# My mother's apartment / Crooked Landlords / Help?



## Chuck71

Not a usual post for me I guess. For the most part I have discussed my mother's death on my LaD thread. I meant to as far back as early '17 but.... "things happen" and I just kept it where it was. I am posting here to 1-semi-start a thread and 2-ask for some advice.

Mom was told she was going to be placed in a rehab facility on 11-10-16. On the days leading up to and the 9th everything was cleared out of her assisted living apartment. She had maybe spent two nights there in the last month. So on 11-9-16 everything was removed and the key was turned in to the then manager. The manager said mom would be docked for several days of due rent BUT the rest would be refunded....to me. I left my phone # and address. I assumed it would take several months for the remaining balance (security deposit) to be sent. After a few months I stopped by a couple times a week and got nothing. No # to call. Mom's old friends said it was really hard to catch her.

Well....life got in the way with EQs brother going downhill faster than expected. Between my mourning, her mourning, propping the other up at times....time got away. EQ asked whatever happened to this situation. I proceeded to run by mom's old place just to see if anyone might be there. Sholly be.... manager was there....actually the old one who was there most of the years mom resided there. I asked when would be a good time to stop by and talk to her about mom's security deposit and she stated the following Monday. She seemed annoyed I even bothered her (I did later see she was "on vacation") but ummmm she lives on facility grounds??? Anyhows she slammed the door as I was leaving. Oh well.... I'll by-pass her then. Luckily the "on vacation" sign did list a #. Funny...mom lived there nearly four years and that was the first time I ever saw a damn home office #. 

I contacted the home office. They were pleasant at first. As was I. Until they informed me that my mother moved out of the apartment on 11-30-16. Somewhat odd I told the lady on the other end, being mom died 11-29-16. I was patched through to the supervisor. She said the same thing, said she even talked to the manager of mom's facility when she died (she also said she remembers nothing). Now the kicker.... 1-"You should have looked into this, I mean this has been two years ago" might I add there was almost a chuckle in her voice. I reiterated I did, the day I turned mom's key in. At the time I thought she may eventually come home to die and I would need all the $ owed to mom for nursing care.

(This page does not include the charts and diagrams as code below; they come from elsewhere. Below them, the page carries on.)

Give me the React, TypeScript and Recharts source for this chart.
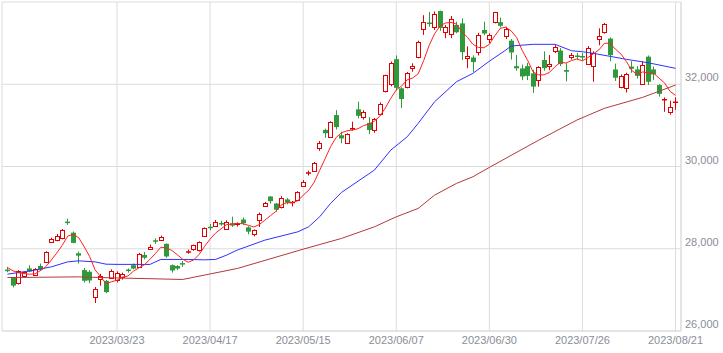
import { ComposedChart, Bar, Line, XAxis, YAxis, CartesianGrid } from 'recharts';

const dates = [
  '2023/02/21', '2023/02/22', '2023/02/24', '2023/02/27', '2023/02/28', '2023/03/01', '2023/03/02', '2023/03/03',
  '2023/03/06', '2023/03/07', '2023/03/08', '2023/03/09', '2023/03/10', '2023/03/13', '2023/03/14', '2023/03/15',
  '2023/03/16', '2023/03/17', '2023/03/20', '2023/03/22', '2023/03/23', '2023/03/24', '2023/03/27', '2023/03/28',
  '2023/03/29', '2023/03/30', '2023/03/31', '2023/04/03', '2023/04/04', '2023/04/05', '2023/04/06', '2023/04/07',
  '2023/04/10', '2023/04/11', '2023/04/12', '2023/04/13', '2023/04/14', '2023/04/17', '2023/04/18', '2023/04/19',
  '2023/04/20', '2023/04/21', '2023/04/24', '2023/04/25', '2023/04/26', '2023/04/27', '2023/04/28', '2023/05/01',
  '2023/05/02', '2023/05/08', '2023/05/09', '2023/05/10', '2023/05/11', '2023/05/12', '2023/05/15', '2023/05/16',
  '2023/05/17', '2023/05/18', '2023/05/19', '2023/05/22', '2023/05/23', '2023/05/24', '2023/05/25', '2023/05/26',
  '2023/05/29', '2023/05/30', '2023/05/31', '2023/06/01', '2023/06/02', '2023/06/05', '2023/06/06', '2023/06/07',
  '2023/06/08', '2023/06/09', '2023/06/12', '2023/06/13', '2023/06/14', '2023/06/15', '2023/06/16', '2023/06/19',
  '2023/06/20', '2023/06/21', '2023/06/22', '2023/06/23', '2023/06/26', '2023/06/27', '2023/06/28', '2023/06/29',
  '2023/06/30', '2023/07/03', '2023/07/04', '2023/07/05', '2023/07/06', '2023/07/07', '2023/07/10', '2023/07/11',
  '2023/07/12', '2023/07/13', '2023/07/14', '2023/07/18', '2023/07/19', '2023/07/20', '2023/07/21', '2023/07/24',
  '2023/07/25', '2023/07/26', '2023/07/27', '2023/07/28', '2023/07/31', '2023/08/01', '2023/08/02', '2023/08/03',
  '2023/08/04', '2023/08/07', '2023/08/08', '2023/08/09', '2023/08/10', '2023/08/14', '2023/08/15', '2023/08/16',
  '2023/08/17', '2023/08/18', '2023/08/21',
];

const opens = [
  27500, 27290, 27160, 27320, 27520, 27380, 27580, 27680, 28170, 28210, 28250, 28660, 28390, 27890, 27480, 27440,
  26820, 27255, 27220, 27300, 27240, 27300, 27490, 27600, 27575, 27850, 28000, 28210, 28225, 28120, 27600, 27580,
  27660, 27900, 27980, 27950, 28310, 28540, 28560, 28640, 28480, 28620, 28570, 28710, 28520, 28355, 28700, 29060,
  29270, 29100, 29020, 29200, 29110, 29200, 29540, 29830, 29900, 30440, 30890, 30720, 31250, 30760, 30580, 30890,
  31390, 31195, 31060, 30870, 31290, 31840, 31990, 32610, 31900, 31924, 32390, 32655, 33340, 33510, 33385, 33780,
  33265, 33200, 33440, 33480, 32660, 32650, 32790, 33320, 33080, 33500, 33510, 33170, 33060, 32440, 32385, 32440,
  32265, 32100, 32590, 32440, 32790, 32820, 32345, 32650, 32710, 32690, 32510, 32440, 33090, 33290, 33110, 32360,
  31920, 31925, 32430, 32360, 32020, 32670, 32360, 31980, 31600, 31320, 31550,
];

const highs = [
  27560, 27310, 27480, 27430, 27600, 27530, 27640, 27940, 28270, 28360, 28480, 28730, 28420, 27930, 27530, 27480,
  27070, 27390, 27240, 27500, 27450, 27420, 27520, 27640, 27900, 27920, 28100, 28250, 28320, 28130, 27620, 27600,
  27700, 27980, 28100, 28180, 28520, 28600, 28700, 28680, 28690, 28780, 28640, 28760, 28550, 28470, 28880, 29140,
  29280, 29110, 29280, 29230, 29160, 29400, 29670, 29900, 30110, 30620, 30920, 31100, 31370, 30845, 30810, 31090,
  31575, 31370, 31200, 31180, 31560, 32230, 32550, 32700, 31925, 32300, 32510, 33060, 33680, 33760, 33770, 33790,
  33440, 33660, 33520, 33600, 32920, 32700, 33250, 33520, 33240, 33760, 33620, 33400, 33100, 32710, 32480, 32520,
  32350, 32440, 32800, 32710, 32950, 32880, 32510, 32760, 32760, 32760, 32930, 32800, 33360, 33490, 33140, 32500,
  32240, 32280, 32560, 32440, 32560, 32700, 32430, 32000, 31680, 31600, 31680,
];

const lows = [
  27430, 27060, 27130, 27290, 27430, 27350, 27460, 27660, 28140, 28180, 28230, 28580, 28130, 27640, 27180, 27160,
  26680, 27100, 26920, 27280, 27180, 27250, 27420, 27500, 27560, 27740, 27980, 28120, 28200, 27780, 27420, 27480,
  27560, 27880, 27950, 27930, 28300, 28450, 28540, 28560, 28460, 28530, 28540, 28580, 28350, 28300, 28530, 29040,
  29100, 28900, 28980, 29080, 29030, 29170, 29510, 29780, 29880, 30380, 30700, 30700, 30900, 30565, 30560, 30870,
  31170, 31140, 30790, 30820, 31250, 31800, 31950, 31850, 31420, 31900, 32305, 32630, 33200, 33400, 33320, 33300,
  33120, 33120, 33240, 32590, 32390, 32300, 32700, 33190, 33000, 33480, 33380, 33100, 32600, 32330, 32100, 32100,
  31790, 31940, 32330, 32340, 32760, 32440, 32070, 32600, 32600, 32580, 32480, 32060, 32950, 33230, 32560, 32080,
  31900, 31800, 32280, 32140, 32000, 31980, 32100, 31700, 31330, 31260, 31380,
];

const closes = [
  27473, 27104, 27453, 27423, 27445, 27516, 27498, 27927, 28237, 28309, 28444, 28623, 28143, 27832, 27222, 27229,
  27010, 27333, 26945, 27466, 27419, 27385, 27476, 27518, 27883, 27782, 28041, 28188, 28287, 27813, 27472, 27518,
  27633, 27923, 28082, 28156, 28493, 28514, 28658, 28606, 28657, 28564, 28593, 28620, 28416, 28457, 28856, 29123,
  29157, 28949, 29242, 29122, 29126, 29388, 29626, 29842, 30093, 30573, 30808, 31086, 30958, 30683, 30801, 30916,
  31233, 31328, 30888, 31148, 31524, 32217, 32506, 31913, 31641, 32265, 32434, 33018, 33502, 33485, 33706, 33370,
  33388, 33575, 33264, 32781, 32698, 32538, 33193, 33234, 33189, 33753, 33422, 33338, 32773, 32388, 32189, 32203,
  31943, 32419, 32391, 32493, 32896, 32490, 32304, 32700, 32682, 32668, 32891, 32759, 33172, 33476, 32707, 32159,
  32192, 32254, 32377, 32204, 32473, 32059, 32238, 31766, 31626, 31450, 31565,
];

// 5-day average, one value per session
const ma5 = [
  27543, 27463, 27415, 27397, 27380, 27388, 27467, 27562, 27725, 27897, 28083, 28308, 28351, 28270, 28053, 27810,
  27487, 27325, 27148, 27197, 27235, 27310, 27338, 27453, 27536, 27609, 27740, 27882, 28036, 28022, 27960, 27856,
  27745, 27672, 27726, 27862, 28057, 28234, 28381, 28485, 28586, 28600, 28616, 28608, 28570, 28530, 28588, 28694,
  28802, 28908, 29065, 29119, 29119, 29165, 29301, 29421, 29615, 29904, 30188, 30480, 30703, 30821, 30867, 30889,
  30918, 30992, 31033, 31103, 31224, 31421, 31657, 31862, 31960, 32108, 32152, 32254, 32572, 32941, 33229, 33416,
  33490, 33505, 33461, 33276, 33141, 32971, 32895, 32889, 32970, 33181, 33358, 33387, 33295, 33135, 32822, 32578,
  32299, 32228, 32229, 32290, 32428, 32538, 32515, 32577, 32614, 32569, 32649, 32740, 32834, 32993, 33001, 32855,
  32741, 32558, 32338, 32237, 32300, 32273, 32270, 32148, 32032, 31828, 31729,
];

// 25-day and 75-day averages, read at selected sessions [index, value]
const ma25Points = [
  [0, 27382], [5, 27480], [8, 27560], [11, 27681], [13, 27706], [16, 27681], [18, 27625], [20, 27620],
  [23, 27620], [26, 27618], [28, 27740], [33, 27740], [36, 27730], [38, 27740], [40, 27844], [42, 27970],
  [47, 28209], [53, 28411], [55, 28533], [57, 28776], [59, 29102], [61, 29370], [67, 29912], [70, 30399],
  [73, 30723], [75, 31049], [78, 31574], [82, 32061], [85, 32265], [88, 32560], [91, 32832], [92, 32930],
  [96, 32971], [100, 32971], [103, 32815], [105, 32791], [107, 32752], [113, 32606], [117, 32523], [122, 32387],
];

const ma75Points = [
  [0, 27300], [13, 27316], [20, 27290], [32, 27253], [42, 27521], [54, 27990], [61, 28251], [67, 28533],
  [71, 28776], [75, 28980], [78, 29304], [82, 29589], [85, 29750], [88, 29978], [97, 30640], [104, 31130],
  [109, 31414], [116, 31681], [122, 31980],
];

const tickDates = ['2023/03/23', '2023/04/17', '2023/05/15', '2023/06/07', '2023/06/30', '2023/07/26', '2023/08/21'];
const priceTicks = [26000, 28000, 30000, 32000, 34000];

const UP = '#e00000';
const DOWN = '#2e9a3c';
const GRID = '#dcdcdc';
const FONT = "'Liberation Sans', Arial, sans-serif";

const data: any[] = dates.map((date, i) => ({
  date,
  open: opens[i],
  high: highs[i],
  low: lows[i],
  close: closes[i],
  range: [lows[i], highs[i]],
  ma5: ma5[i],
  ma25: null,
  ma75: null,
}));
ma25Points.forEach(([i, v]) => (data[i].ma25 = v));
ma75Points.forEach(([i, v]) => (data[i].ma75 = v));

function Candle(props: any) {
  const { x, y, width, height, payload } = props;
  const { open, high, low, close } = payload;
  const top = Math.min(y, y + height);
  const h = Math.abs(height);
  const toY = (v: number) => (high === low ? top : top + ((high - v) / (high - low)) * h);
  const cx = Math.round(x + width / 2) + 0.5;
  const up = close >= open;
  const color = up ? UP : DOWN;
  const yo = toY(open);
  const yc = toY(close);
  const bTop = Math.min(yo, yc);
  const bH = Math.abs(yc - yo);
  return (
    <g>
      <line x1={cx} x2={cx} y1={top} y2={top + h} stroke={color} strokeWidth={1} />
      {bH < 1.5 ? (
        <line x1={cx - 2.5} x2={cx + 2.5} y1={yc} y2={yc} stroke={color} strokeWidth={1.5} />
      ) : up ? (
        <rect x={cx - 2} y={Math.round(bTop) + 0.5} width={4} height={Math.round(bH)} fill="#fff" stroke={color} strokeWidth={1} />
      ) : (
        <rect x={cx - 2.5} y={bTop} width={5} height={bH} fill={color} />
      )}
    </g>
  );
}

function PriceTick({ x, y, payload }: any) {
  if (payload.value === 34000) return <g />;
  return (
    <text x={x} y={y - 3} fill="#8a8e96" fontSize={11} fontFamily={FONT} textAnchor="start">
      {payload.value.toLocaleString('en-US')}
    </text>
  );
}

function DateTick({ x, y, payload }: any) {
  return (
    <text x={x} y={y + 13} fill="#8a8e96" fontSize={11} fontFamily={FONT} textAnchor="middle">
      {payload.value}
    </text>
  );
}

export default function App() {
  return (
    <div style={{ position: 'absolute', left: 0, top: 0, width: 723, height: 353, background: '#fff' }}>
      <ComposedChart width={723} height={353} data={data} margin={{ top: 2, right: 0, bottom: 0, left: 2 }}>
        <CartesianGrid stroke={GRID} yAxisId="p" />
        <XAxis
          dataKey="date"
          ticks={tickDates}
          interval={0}
          height={22}
          padding={{ left: 2.74, right: 2.74 }}
          tickLine={false}
          tickSize={0}
          tickMargin={0}
          stroke={GRID}
          tick={<DateTick />}
        />
        <YAxis yAxisId="l" orientation="left" width={0} tick={false} tickLine={false} stroke={GRID} />
        <YAxis
          yAxisId="p"
          orientation="right"
          width={42}
          domain={[26000, 34000]}
          ticks={priceTicks}
          allowDataOverflow
          tickLine={false}
          tickSize={0}
          tickMargin={4}
          stroke={GRID}
          tick={<PriceTick />}
        />
        <Line yAxisId="p" dataKey="ma75" type="linear" stroke="#b03a3a" strokeWidth={1} dot={false} activeDot={false} connectNulls isAnimationActive={false} />
        <Line yAxisId="p" dataKey="ma25" type="linear" stroke="#3030ff" strokeWidth={1} dot={false} activeDot={false} connectNulls isAnimationActive={false} />
        <Bar yAxisId="p" dataKey="range" barSize={5} shape={<Candle />} isAnimationActive={false} />
        <Line yAxisId="p" dataKey="ma5" type="linear" stroke="#ff2020" strokeWidth={1} dot={false} activeDot={false} isAnimationActive={false} />
      </ComposedChart>
    </div>
  );
}
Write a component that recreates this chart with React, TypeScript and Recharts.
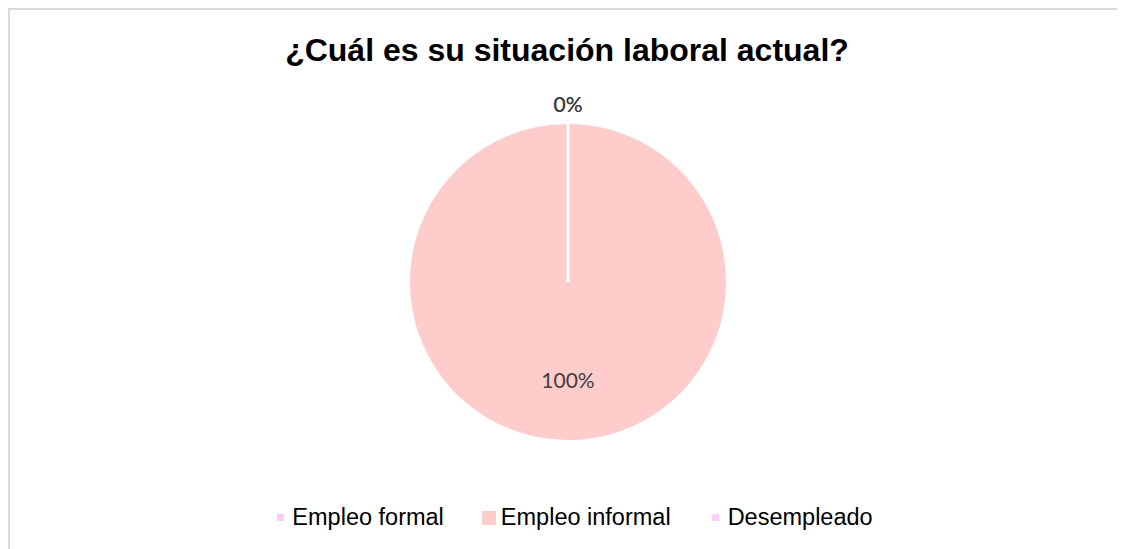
import React from "react";
import { PieChart, Pie, Cell, Legend } from "recharts";

const categories = ["Empleo formal", "Empleo informal", "Desempleado"];
const counts = [0, 100, 0];
const colors = ["#FFC9FA", "#FFCCCC", "#FFCCFF"];

const TITLE = "¿Cuál es su situación laboral actual?";

const data = categories.map((name, i) => ({ name, value: counts[i] }));

const W = 1118;
const H = 539;
// pie centre, relative to the chart area (after the 5px default margin)
const CX = 553;
const CY = 267;
const R = 159.5;

const RADIAN = Math.PI / 180;

function renderLabel(props: any) {
    const { cx, cy, midAngle, outerRadius, percent, value } = props;
    // zero slices sit outside the rim, the real one sits inside
    const r = value > 0 ? outerRadius * 0.61 : outerRadius + 19;
    const x = cx + r * Math.cos(-midAngle * RADIAN);
    const y = cy + r * Math.sin(-midAngle * RADIAN);
    return (
        <text
            x={x}
            y={y}
            textAnchor="middle"
            dominantBaseline="central"
            fill="#404040"
            fontSize={21}
            fontFamily="Lato, 'Open Sans', sans-serif"
        >
            {`${Math.round((percent || 0) * 100)}%`}
        </text>
    );
}

const LegendContent = () => (
    <div
        style={{
            display: "flex",
            justifyContent: "center",
            alignItems: "center",
            gap: 38,
            fontFamily: "'Liberation Sans', Arial, sans-serif",
            fontSize: 23.5,
            color: "#000",
            paddingLeft: 8,
        }}
    >
        {data.map((d, i) => {
            const size = d.value > 0 ? 14 : 7;
            return (
                <div key={d.name} style={{ display: "flex", alignItems: "center" }}>
                    <span
                        style={{
                            width: 14,
                            height: 14,
                            display: "inline-flex",
                            alignItems: "center",
                            justifyContent: "center",
                            marginRight: 5,
                        }}
                    >
                        <span
                            style={{
                                width: size,
                                height: size,
                                background: colors[i],
                                display: "block",
                            }}
                        />
                    </span>
                    <span>{d.name}</span>
                </div>
            );
        })}
    </div>
);

export default function App() {
    return (
        <div
            style={{
                width: 1140,
                height: 560,
                border: "2px solid #dadada",
                background: "#fff",
            }}
        >
            <PieChart width={W} height={H}>
                <text
                    x={557}
                    y={51}
                    textAnchor="middle"
                    fontFamily="'Liberation Sans', Arial, sans-serif"
                    fontWeight="bold"
                    fontSize={32}
                    fill="#000"
                >
                    {TITLE}
                </text>
                <Pie
                    data={data}
                    dataKey="value"
                    nameKey="name"
                    cx={CX}
                    cy={CY}
                    outerRadius={R}
                    startAngle={90}
                    endAngle={-270}
                    stroke="#fff"
                    strokeWidth={3}
                    label={renderLabel}
                    labelLine={false}
                    isAnimationActive={false}
                >
                    {data.map((d, i) => (
                        <Cell key={d.name} fill={colors[i]} />
                    ))}
                </Pie>
                <Legend
                    content={<LegendContent />}
                    wrapperStyle={{ top: 494, left: 0, width: W }}
                />
            </PieChart>
        </div>
    );
}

The supervisor again said the previous manager remembers nothing of me turning in the key and she virtually repeated the "you should have looked....." I ended the call immediately. Nothing more was to be gained, that way.

The first thing I am going to do is request the forms where it states mom's last day was 11-30-16. I'm curious to know who signed "that one." But after that, what is next. Is this a civil matter? Any input would be greatly appreciated. 

For some reason I'm thinking wouldn't HUD be of help? There has to be something in place for the elderly to keep from being ripped off. I even have confirmation mom's cable boxes were turned in 11-9 and turned off 11-10. I'd rather try it the nice way but it has touched a nerve. Writing an op-ed to their newspaper would not bother me in the very least. My biggest fear is those thieves will get away with it because I would have to hire an attorney and pay out the arse.

Again....I welcome ANY advice on this.


----------



## red oak

I would at least talk to lawyer.

If any of it was covered by insurance you may be able to get them involved.

As for things in place to keep elderly from being ripped off, watch your p.'s and q.'s.

A person needs to protect themselves. https://www.ocregister.com/2018/09/...-system-like-a-plague-on-our-senior-citizens/

Book Review: GUARDIANSHIP: How Judges and Lawyers Steal Your Money M. Larsen, Ed., 2016; Pub: Janet Pipes; ISBN: 9780692586211.


> Setting the stage for Michael Larsen’s collection of personal accounts of escalating crimes against the elderly in probate courts, one typical story from the reference manual, GUARDIANSHIP, describes the techniques probate judges, attorneys and predatory guardians use to plunder the wealth of the elderly, destroying their remaining years


EDIT: If this violates the rules my apologies. Just hoping to share helpful information.


----------